“Is it possible to bar convicted criminals from running for president without amending the Constitution?” – CM
Hi CM,
A general bar on people with criminal convictions running for president would likely require a constitutional amendment. Donald Trump is the first president with a conviction, but without such an amendment, he won’t necessarily be the last.
Article 2, Section 1 of the Constitution lists three eligibility requirements: The person must be a “natural born” citizen, at least 35 years old and a resident of the U.S. for at least 14 years. There’s no criminal background check like the ones they have for less important jobs. Eugene Debs famously ran for president from prison in 1920.
To be sure, a conviction for insurrection could bar an otherwise eligible candidate from office. That came up during the litigation over Trump’s eligibility in the 2024 election, when Colorado tried to keep him off the ballot due to the 14th Amendment’s insurrectionist ban. Trump wasn’t charged criminally with insurrection, but Justice Brett Kavanaugh observed during the Supreme Court hearing in Trump v. Anderson that a conviction for that crime could be disqualifying.
Certainly, Trump’s New York conviction for falsifying business records didn’t render him legally ineligible. He’s still appealing that conviction while in office, and his personal lawyers were in court this week pressing the latest step in their challenge. This week’s hearing was about whether they can move his case from state to federal court. But regardless of how that procedural step in the litigation turns out, his appeal ultimately could be decided by the Supreme Court either way, no matter whether it gets there through the state or federal appeals courts.

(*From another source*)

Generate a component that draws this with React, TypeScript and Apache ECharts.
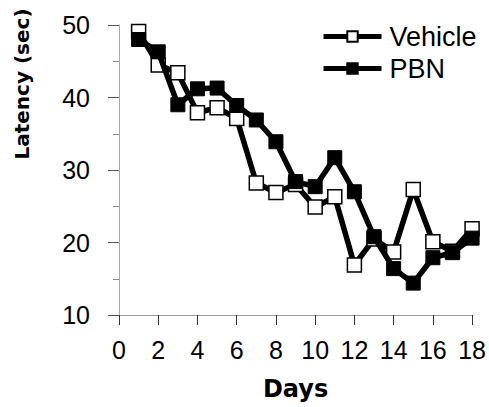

Thinking about Trump’s pending appeal in connection with the constitutional amendment issue, the fact that convictions can be overturned raises interesting questions about how such an amendment might be fashioned. Presumably, the bar should be lifted if the conviction is reversed on appeal. But what if, for example, an intermediate appeals court overturns the conviction, yet the prosecution seeks to reinstate it on appeal and that latest appeal is still pending at the time of the election? Something for the drafter of such an amendment to consider.
Of course, convictions are overturned for all sorts of reasons, sometimes for reasons that don’t erase whatever moral opprobrium accompanied the initial charge. To illustrate the point by way of an extreme example, there would obviously be a political real-world difference between a candidate who’s exonerated of murder and another who gets evidence of a murder suppressed on appeal but clearly is still the killer.
Unless and until the nation takes the heavy step of amending eligibility requirements, voters are still free to consider whatever factors they want to when evaluating a candidate for office, just as they were when Trump ran in his latest successful campaign.